• **WHAT IS REQUIRED**: Your task is to write out only the lines running from the line with "Clone this chart in React, TypeScript" to the line with "const fmt = (v: number)", both ends kept, with no images.

• **LISTED ENTRIES**:
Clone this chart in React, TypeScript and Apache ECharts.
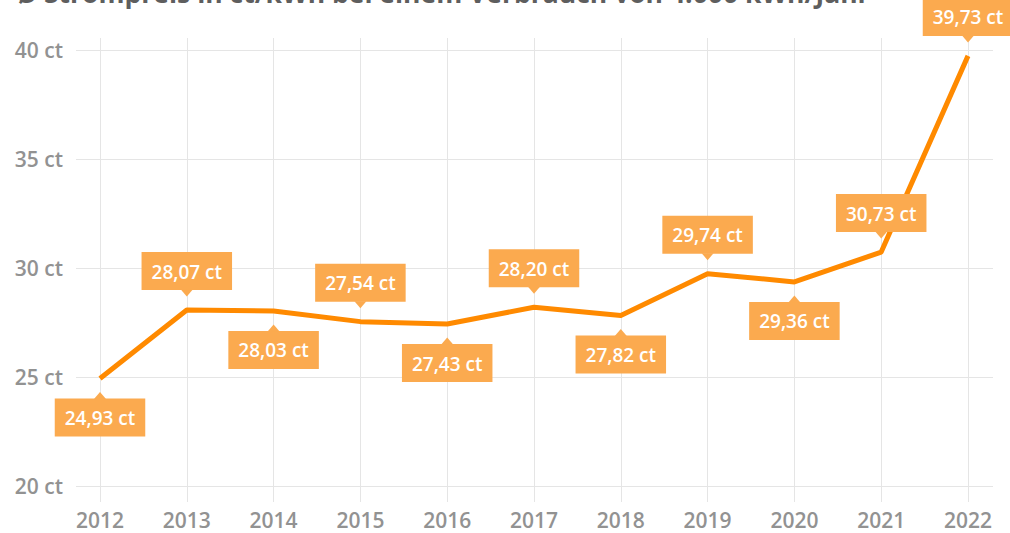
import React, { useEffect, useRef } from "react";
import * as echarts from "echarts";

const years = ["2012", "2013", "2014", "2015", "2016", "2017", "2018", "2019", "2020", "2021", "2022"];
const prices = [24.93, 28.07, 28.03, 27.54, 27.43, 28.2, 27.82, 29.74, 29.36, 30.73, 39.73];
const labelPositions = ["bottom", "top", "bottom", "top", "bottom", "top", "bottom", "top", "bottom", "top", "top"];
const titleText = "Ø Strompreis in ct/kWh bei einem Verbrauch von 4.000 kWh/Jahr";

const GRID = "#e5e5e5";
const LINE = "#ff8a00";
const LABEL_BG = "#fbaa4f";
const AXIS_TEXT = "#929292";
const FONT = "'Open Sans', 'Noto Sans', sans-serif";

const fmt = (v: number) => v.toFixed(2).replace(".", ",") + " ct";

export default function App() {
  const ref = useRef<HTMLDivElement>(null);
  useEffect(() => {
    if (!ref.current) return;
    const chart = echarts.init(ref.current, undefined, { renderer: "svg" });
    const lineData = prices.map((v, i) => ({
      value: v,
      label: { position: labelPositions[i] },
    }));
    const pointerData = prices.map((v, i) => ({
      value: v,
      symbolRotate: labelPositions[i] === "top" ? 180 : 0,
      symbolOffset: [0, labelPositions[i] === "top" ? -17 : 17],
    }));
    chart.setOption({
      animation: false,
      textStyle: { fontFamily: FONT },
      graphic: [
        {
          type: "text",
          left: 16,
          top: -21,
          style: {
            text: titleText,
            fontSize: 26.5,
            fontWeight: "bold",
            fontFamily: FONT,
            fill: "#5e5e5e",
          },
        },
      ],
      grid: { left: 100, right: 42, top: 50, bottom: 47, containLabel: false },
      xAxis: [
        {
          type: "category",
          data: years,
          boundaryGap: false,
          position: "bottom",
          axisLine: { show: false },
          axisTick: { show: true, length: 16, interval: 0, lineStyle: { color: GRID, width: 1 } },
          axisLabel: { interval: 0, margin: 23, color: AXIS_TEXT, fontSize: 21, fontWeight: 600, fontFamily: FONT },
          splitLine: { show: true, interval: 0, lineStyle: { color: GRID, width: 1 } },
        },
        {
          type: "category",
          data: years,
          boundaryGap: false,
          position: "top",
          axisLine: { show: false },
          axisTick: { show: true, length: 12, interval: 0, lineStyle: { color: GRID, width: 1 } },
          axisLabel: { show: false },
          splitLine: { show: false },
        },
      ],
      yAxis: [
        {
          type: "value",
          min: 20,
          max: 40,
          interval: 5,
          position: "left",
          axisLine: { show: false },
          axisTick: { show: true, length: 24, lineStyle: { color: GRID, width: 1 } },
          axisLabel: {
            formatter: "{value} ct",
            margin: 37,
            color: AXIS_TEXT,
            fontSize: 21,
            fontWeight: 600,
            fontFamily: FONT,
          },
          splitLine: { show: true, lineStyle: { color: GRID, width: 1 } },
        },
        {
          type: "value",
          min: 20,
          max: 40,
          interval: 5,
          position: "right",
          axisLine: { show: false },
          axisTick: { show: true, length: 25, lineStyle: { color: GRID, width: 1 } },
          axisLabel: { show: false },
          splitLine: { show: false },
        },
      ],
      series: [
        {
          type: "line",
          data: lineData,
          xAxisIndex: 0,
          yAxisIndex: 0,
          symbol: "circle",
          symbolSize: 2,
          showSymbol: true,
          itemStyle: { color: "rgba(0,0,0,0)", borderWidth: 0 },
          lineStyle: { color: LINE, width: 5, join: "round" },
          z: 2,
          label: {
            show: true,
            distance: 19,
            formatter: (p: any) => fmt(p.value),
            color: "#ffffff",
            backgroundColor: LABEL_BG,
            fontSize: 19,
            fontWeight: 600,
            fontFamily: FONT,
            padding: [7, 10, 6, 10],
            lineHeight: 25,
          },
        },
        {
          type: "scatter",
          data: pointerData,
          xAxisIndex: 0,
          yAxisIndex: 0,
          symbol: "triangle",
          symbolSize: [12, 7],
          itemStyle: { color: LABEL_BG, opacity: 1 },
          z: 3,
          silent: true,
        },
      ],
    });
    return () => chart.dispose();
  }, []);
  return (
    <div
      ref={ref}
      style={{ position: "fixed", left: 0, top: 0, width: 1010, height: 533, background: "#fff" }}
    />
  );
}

--

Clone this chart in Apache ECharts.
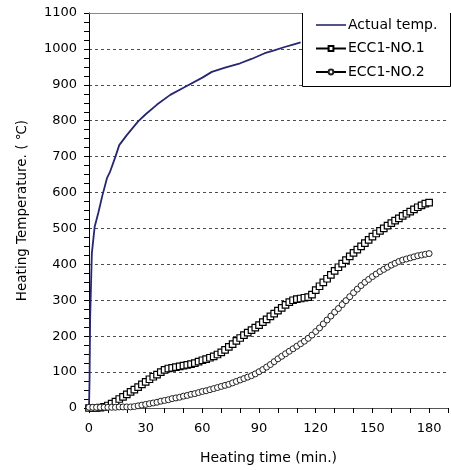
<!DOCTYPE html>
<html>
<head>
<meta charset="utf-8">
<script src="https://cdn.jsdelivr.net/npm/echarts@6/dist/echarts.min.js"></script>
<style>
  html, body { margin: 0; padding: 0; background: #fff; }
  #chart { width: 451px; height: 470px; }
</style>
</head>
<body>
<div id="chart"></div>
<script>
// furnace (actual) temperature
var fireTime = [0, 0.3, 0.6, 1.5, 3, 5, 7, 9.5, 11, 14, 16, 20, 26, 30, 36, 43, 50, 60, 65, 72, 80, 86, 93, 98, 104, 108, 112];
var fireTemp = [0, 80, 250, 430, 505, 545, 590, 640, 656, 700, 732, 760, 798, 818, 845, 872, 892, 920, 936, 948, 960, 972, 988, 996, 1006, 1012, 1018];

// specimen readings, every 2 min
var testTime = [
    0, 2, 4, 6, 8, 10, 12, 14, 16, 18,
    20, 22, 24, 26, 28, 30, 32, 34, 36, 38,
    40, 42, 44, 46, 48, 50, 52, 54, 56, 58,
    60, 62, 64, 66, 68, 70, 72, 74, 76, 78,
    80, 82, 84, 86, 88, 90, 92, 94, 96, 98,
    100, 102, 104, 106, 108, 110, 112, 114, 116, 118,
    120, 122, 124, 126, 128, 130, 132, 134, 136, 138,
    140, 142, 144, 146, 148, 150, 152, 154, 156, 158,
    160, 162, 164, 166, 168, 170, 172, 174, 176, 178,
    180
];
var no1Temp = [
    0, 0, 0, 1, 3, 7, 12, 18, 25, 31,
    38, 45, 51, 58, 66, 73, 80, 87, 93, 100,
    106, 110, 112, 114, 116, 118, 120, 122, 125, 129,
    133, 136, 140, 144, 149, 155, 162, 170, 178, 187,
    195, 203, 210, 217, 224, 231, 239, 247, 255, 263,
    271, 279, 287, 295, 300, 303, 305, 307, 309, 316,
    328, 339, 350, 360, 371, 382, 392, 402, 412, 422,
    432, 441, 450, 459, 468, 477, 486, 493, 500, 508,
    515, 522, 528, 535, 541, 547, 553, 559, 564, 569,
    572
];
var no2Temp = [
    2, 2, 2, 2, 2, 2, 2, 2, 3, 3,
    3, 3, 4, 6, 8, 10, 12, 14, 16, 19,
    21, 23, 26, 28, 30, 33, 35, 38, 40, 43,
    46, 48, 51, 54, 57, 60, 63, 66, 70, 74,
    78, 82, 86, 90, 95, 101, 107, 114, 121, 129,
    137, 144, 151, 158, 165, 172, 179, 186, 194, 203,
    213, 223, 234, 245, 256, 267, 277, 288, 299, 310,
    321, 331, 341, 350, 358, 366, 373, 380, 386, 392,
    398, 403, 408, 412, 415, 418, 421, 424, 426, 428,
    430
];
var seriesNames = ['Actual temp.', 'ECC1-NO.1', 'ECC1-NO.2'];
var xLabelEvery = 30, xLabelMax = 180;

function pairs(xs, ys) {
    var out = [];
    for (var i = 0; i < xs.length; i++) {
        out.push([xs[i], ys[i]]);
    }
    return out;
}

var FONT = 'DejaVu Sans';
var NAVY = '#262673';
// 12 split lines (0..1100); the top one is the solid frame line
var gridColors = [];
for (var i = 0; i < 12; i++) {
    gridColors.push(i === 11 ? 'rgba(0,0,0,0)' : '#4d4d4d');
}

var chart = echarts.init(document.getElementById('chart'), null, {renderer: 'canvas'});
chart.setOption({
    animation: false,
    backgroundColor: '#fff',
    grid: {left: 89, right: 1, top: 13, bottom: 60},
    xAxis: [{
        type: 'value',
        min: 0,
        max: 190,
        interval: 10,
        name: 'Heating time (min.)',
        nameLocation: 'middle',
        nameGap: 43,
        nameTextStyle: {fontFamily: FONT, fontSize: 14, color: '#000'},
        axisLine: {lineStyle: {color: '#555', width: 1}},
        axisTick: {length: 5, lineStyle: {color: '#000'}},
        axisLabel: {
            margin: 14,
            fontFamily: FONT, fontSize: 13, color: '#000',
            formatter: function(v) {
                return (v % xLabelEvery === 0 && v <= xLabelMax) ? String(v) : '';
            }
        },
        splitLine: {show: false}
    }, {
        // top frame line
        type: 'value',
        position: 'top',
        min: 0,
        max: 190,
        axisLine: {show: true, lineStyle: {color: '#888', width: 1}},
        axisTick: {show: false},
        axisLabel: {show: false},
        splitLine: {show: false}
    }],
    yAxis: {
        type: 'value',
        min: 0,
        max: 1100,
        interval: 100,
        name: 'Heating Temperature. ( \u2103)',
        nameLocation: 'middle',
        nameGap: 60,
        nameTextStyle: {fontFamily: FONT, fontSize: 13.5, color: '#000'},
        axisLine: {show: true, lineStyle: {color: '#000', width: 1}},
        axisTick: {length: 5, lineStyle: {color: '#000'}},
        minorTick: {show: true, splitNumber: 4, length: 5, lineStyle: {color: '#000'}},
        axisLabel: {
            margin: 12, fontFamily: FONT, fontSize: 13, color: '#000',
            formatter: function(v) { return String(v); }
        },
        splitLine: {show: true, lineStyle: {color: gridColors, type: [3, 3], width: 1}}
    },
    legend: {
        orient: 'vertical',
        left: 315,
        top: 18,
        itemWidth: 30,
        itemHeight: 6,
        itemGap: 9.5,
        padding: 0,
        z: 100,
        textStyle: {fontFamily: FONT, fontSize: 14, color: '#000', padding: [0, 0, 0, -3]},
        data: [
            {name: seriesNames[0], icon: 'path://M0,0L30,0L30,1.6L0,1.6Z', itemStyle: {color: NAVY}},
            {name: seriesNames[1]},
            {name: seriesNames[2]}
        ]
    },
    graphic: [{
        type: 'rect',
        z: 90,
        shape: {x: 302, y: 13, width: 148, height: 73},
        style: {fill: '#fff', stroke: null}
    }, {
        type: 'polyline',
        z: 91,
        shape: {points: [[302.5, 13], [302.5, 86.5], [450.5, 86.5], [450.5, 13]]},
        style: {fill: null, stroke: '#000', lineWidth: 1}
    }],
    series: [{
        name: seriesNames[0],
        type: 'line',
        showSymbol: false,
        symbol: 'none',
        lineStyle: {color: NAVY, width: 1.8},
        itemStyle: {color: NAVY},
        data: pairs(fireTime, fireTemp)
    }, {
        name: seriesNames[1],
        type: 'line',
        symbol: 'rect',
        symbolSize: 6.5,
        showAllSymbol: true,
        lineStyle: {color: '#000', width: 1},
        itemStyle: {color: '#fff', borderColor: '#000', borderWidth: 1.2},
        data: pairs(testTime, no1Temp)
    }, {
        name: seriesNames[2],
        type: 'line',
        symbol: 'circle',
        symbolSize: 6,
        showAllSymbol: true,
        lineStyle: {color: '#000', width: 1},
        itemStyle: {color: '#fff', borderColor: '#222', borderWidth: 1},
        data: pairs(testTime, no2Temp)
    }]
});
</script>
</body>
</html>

• **ANSWER**:
Clone this chart in React, TypeScript and Apache ECharts.
import React, { useEffect, useRef } from "react";
import * as echarts from "echarts";

const years = ["2012", "2013", "2014", "2015", "2016", "2017", "2018", "2019", "2020", "2021", "2022"];
const prices = [24.93, 28.07, 28.03, 27.54, 27.43, 28.2, 27.82, 29.74, 29.36, 30.73, 39.73];
const labelPositions = ["bottom", "top", "bottom", "top", "bottom", "top", "bottom", "top", "bottom", "top", "top"];
const titleText = "Ø Strompreis in ct/kWh bei einem Verbrauch von 4.000 kWh/Jahr";

const GRID = "#e5e5e5";
const LINE = "#ff8a00";
const LABEL_BG = "#fbaa4f";
const AXIS_TEXT = "#929292";
const FONT = "'Open Sans', 'Noto Sans', sans-serif";

const fmt = (v: number) => v.toFixed(2).replace(".", ",") + " ct";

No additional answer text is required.